Mechanism: Common-scale bars reduce the comparison to a shared positional read. Pie slices require angle judgment, which adds more perceptual error in exact proportion tasks.
Evidence: In the collated ranking, the three aligned bar conditions all scored above the pie condition for accuracy, and each was significantly better than the pie condition under the reported 95% bootstrap test for proportional judgments (Zeng & Battle, 2023; Heer & Bostock, 2010).
context
Use when choosing between bars and pie slices for exact reading
- User Goal: Compare two marked quantitative values as a percentage or relative size.

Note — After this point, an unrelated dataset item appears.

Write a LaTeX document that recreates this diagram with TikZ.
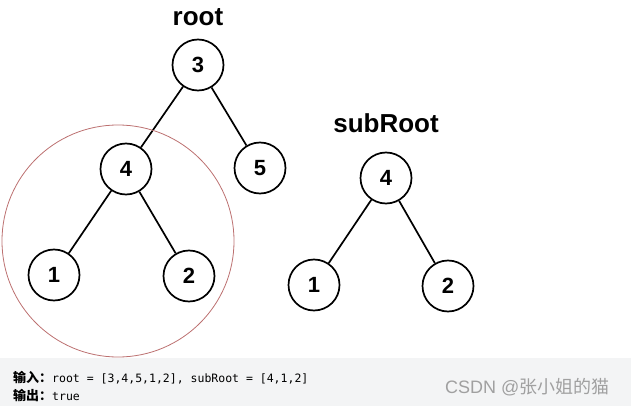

- Task: Make a quick but accurate proportional judgment.
- Data: Quantitative values that could be shown either as bars or as slices.
- Chart Setting: A static single-view chart on a standard display, with an active choice between an aligned bar chart and a pie chart.
- Audience: Readers making quick visual judgments.
- Success Criterion: Higher accuracy in the proportion comparison.
exceptions
Do not treat this as a rule for every pie-chart use
Break it when: Exact proportional comparison between marked values is not the job of the chart. Why: This evidence only supports quick accuracy for that specific comparison task.
costs
Tradeoffs of replacing pie slices with bars
Sacrifice: You give up the angle-based pie form.
Risk: Switching to bars without a common scale can erase the tested advantage.
Mitigation: Keep the chosen bar chart aligned to one linear baseline.
mistakes
Common bar-versus-pie mistake
Mistake: Replacing the pie with a bar chart that still makes readers compare bars from unequal starting points. Why it fails: The supported advantage comes from aligned bar positions, not from any bar arrangement.
check
Check the chart-family choice directly
Failure Sign: The current design asks readers to compare slice angles for the main judgment.
Quick Check: Make an aligned bar version of the same values and see whether the main comparison moves onto one shared axis.
Stronger Test: Ask a reviewer to estimate the smaller value as a percent of the larger in both versions and keep the aligned bar chart if the answers are more consistent.
fix
Fix the chart-family choice
- Replace the pie slices with bars on a common linear scale.
- Mark the compared values directly on the bar chart.
- If the first bar version still uses unequal baselines, rework it into an aligned bar layout before finalizing the switch.